Executed in 2003 and first exhibited at a select solo show at the Carpenter Center, George Condo’s The Insane Cardinal is a wonderful and witty example of his painterly vision which combines art historical referentiality with the artist’s rampant imagination. One of six paintings exhibited, the present work, alongside The Policeman and The Executive, depicts an amalgam figure whose broad title suggests he is a stock archetype. Condo calls his characters ‘antipodal beings’, borrowing a concept from Aldous Huxley’s Heaven and Hell.
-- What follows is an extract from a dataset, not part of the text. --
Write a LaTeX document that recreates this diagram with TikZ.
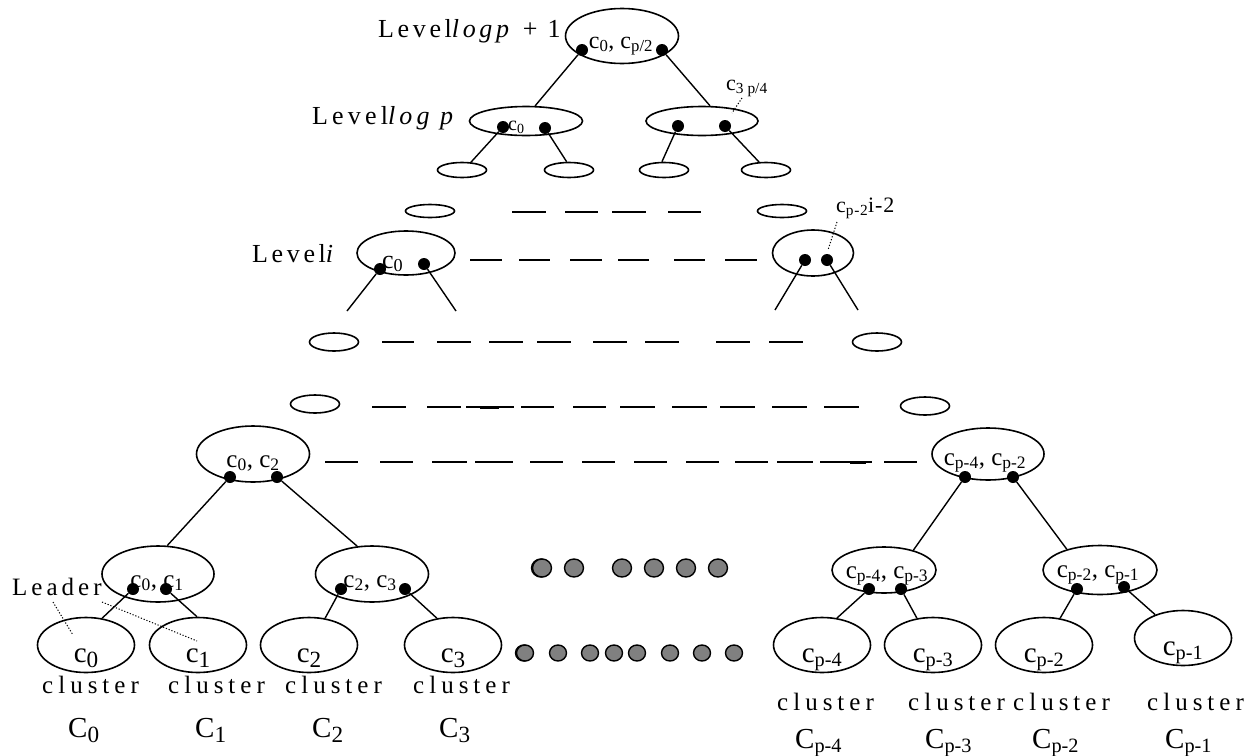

Constructed according to the Surrealist/Dadaist aesthetic previously explored by Condo in earlier series, the protagonist is depicted as a bottle-headed, red-caped man drinking champagne while riding on what appears to be a wheel. In particular, the peg-leg suggests the influence of George Grosz, a prominent figure in the Dada movement.

 

To create these compelling, clownish figures, Condo borrows techniques from the annals of art history and The Insane Cardinal reads like a coda to earlier artistic movements. The vague, empty setting, the bubbles and the attention to the folds of the drapery recall the painterly displays practiced by the Old Masters, while the red gown specifically references Velázquez, fresh in the artist’s memory after the Manet/ Velázquez exhibition at the Metropolitan Museum of Art, New York, the previous year.

 

Unlike his appropriationist peers, however, Condo never utilizes his source images wholesale, nor does he borrow ready-made styles directly.  While one may compare Condo’s reorganising of anatomies with those of Picasso’s aggressively stylized portraits from the 1930s, Condo’s paintings separate him from his predecessor by addressing the viewer from an entirely different perspective. Since his debut exhibition at the Barbara Gladstone Gallery in New York in 1983, he has continued in his own distinctive and original manner to produce a specific type of portraiture.  Beginning with his clown paintings in the early 1980s, Condo’s exploration into this genre reflected a highly unconventional approach based upon memory, presenting the viewer with a ribald insight into his nomadic imagination. Here, the removal of the crucial signifier – the head – which is normally the focal point of the genre, adds to the ambiguity of interpretation. Belonging to an illusory world in which the foundations have yet to be solidified, the resulting figures are rendered in a style that Condo coined ‘Artificial Realism’: the realistic representation of the artificial. The Insane Cardinal is imbued with the absurd humour that is the hallmark of Condo’s vision.

 

Although the viewer is separated from Condo’s imaginary world, the characters that appear in his work slowly begin to inhabit our space. In The Insane Cardinal, the gallery-going audience sees a sardonic reflection of themselves in the protagonist’s hand – with protruding little finger in accordance with high-society etiquette – which holds a champagne glass, mirroring the crowd at an opening night reception. Continuing the aesthetic of Duchamp and the Dadaists, there is a suggestion here that Condo points the finger of fun at the very audience who admire his work.